Wednesday, July 28, 2010

Dodd-Frank Financial Overhaul: Ignoring the Giant Elephant in the Room


The Dodd-Frank Act (DFA) financial reform bill was signed earlier this month and stretches over 2300 pages long, but no where does it spend a sentence to regulate two of the major players in the financial meltdown- government sponsored enterprises (GSEs) Fannie Mae and Freddie Mac. Both are exempted. The bill means very little if a primary cause of the 2008 crisis was ignored.

What's in the bill? Full disclosure- I have not read it- but apparently DFA has a goal of monitoring systemic risk, regulating certain derivatives contracts, raising FDIC levels, forcing large hedge funds to register with the SEC, barring banks from proprietary trading (the so-called "Volcker Rule") and creating a new consumer protection regulator (CFPA) and a panel for risk detection. See the legislation's highlights plus a longer version of a summary.

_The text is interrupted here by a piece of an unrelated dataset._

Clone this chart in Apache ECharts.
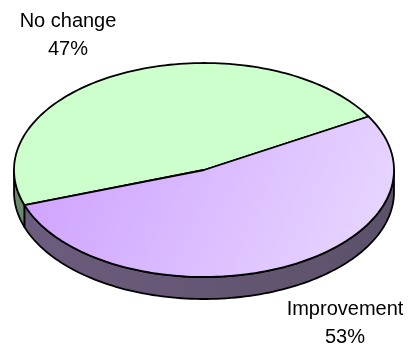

Before we go further, let's ask a question. Was the problem that led to the financial meltdown that the federal government did not have enough control over the financial industry? In other words, if you have a heart attack, does the doctor provide a lobotomy?



At the signing, Obama stated "Because of this law, the American people will never again be asked to foot the bill for Wall Street’s mistakes. There will be no more taxpayer-funded bailouts. Period.” I like the tenacity, but fear it cannot be true (and I would ask Mr Obama a follow up question whether we will be asked to foot the bill for K-street's mistakes). A continuing problem is that the new bill does not address the giant elephant in the room and assumes incorrect causal factors for the financial crisis of 2008.

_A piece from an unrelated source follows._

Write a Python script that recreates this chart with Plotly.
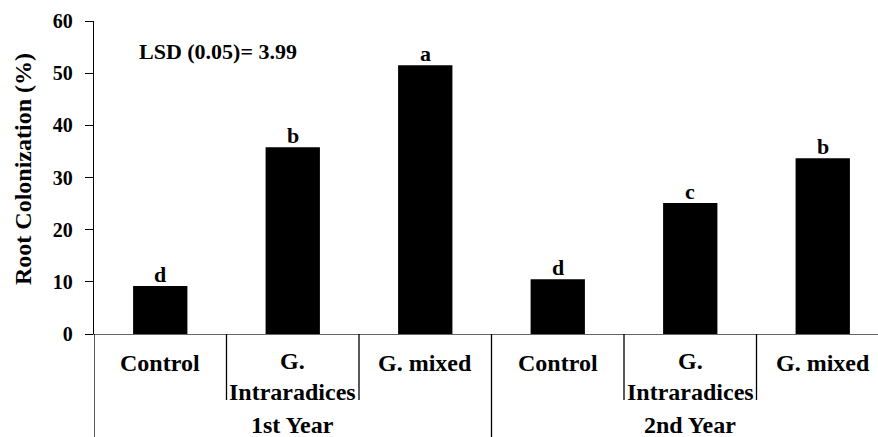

The problems. Industry commentators seem ok with DFA because it alters the landscape but does not fundamentally change it. However the Washington Post called it "the most ambitious overhaul of financial regulation in generations"- pretty standard stuff.

Fannie and Freddie currently own or guarantee about $5.5 trillion in mortgages- more than half the residential market. How can a financial markets reform bill ignore this? A primary cause of the financial mess was very low rates for a period of time and F&F's efforts to get unworthy borrowers into loans (easy money + subprime lending). Any gains by these GSEs are privatized, but the public foots any losses- a bad combination. No other company would not have been permitted to borrow to the degree the GSEs did- simply, they were given a much longer leash because of an implicit (and later explicit) guarantee by the Federal Government on their bad bets.


Misplaced concern becomes the Consumer Financial Protection Agency (CFPA). One general problem is the drafter's apparent view that credit prior to the bubble was too expensive and predatory, thus a need for new consumer protections. The artificial boom and bust cycle is the problem here- not the bursting of a bubble because consumers were tricked into bad mortgages. Credit was too cheap, and too many un-creditworthy consumers were getting loans because of skewed market incentives.

Instead of speaking about this, the new CFPA nominee Ms. Elizabeth Warren gave us a glimpse into her dreams.... I would like to see a world with two-page mortgage disclosures, two page credit card agreements, and two pages over draft contracts.HA! Aren't those lyrics to a John Lennon song? The reason we have 45 page credit card forms and 55 signature pages at my 6 hr home closing is because of the Truth in Lending Act, the Patriot Act, and other federal legislation.

Elizabeth, stop the day-dreaming and discuss the elephant in the room.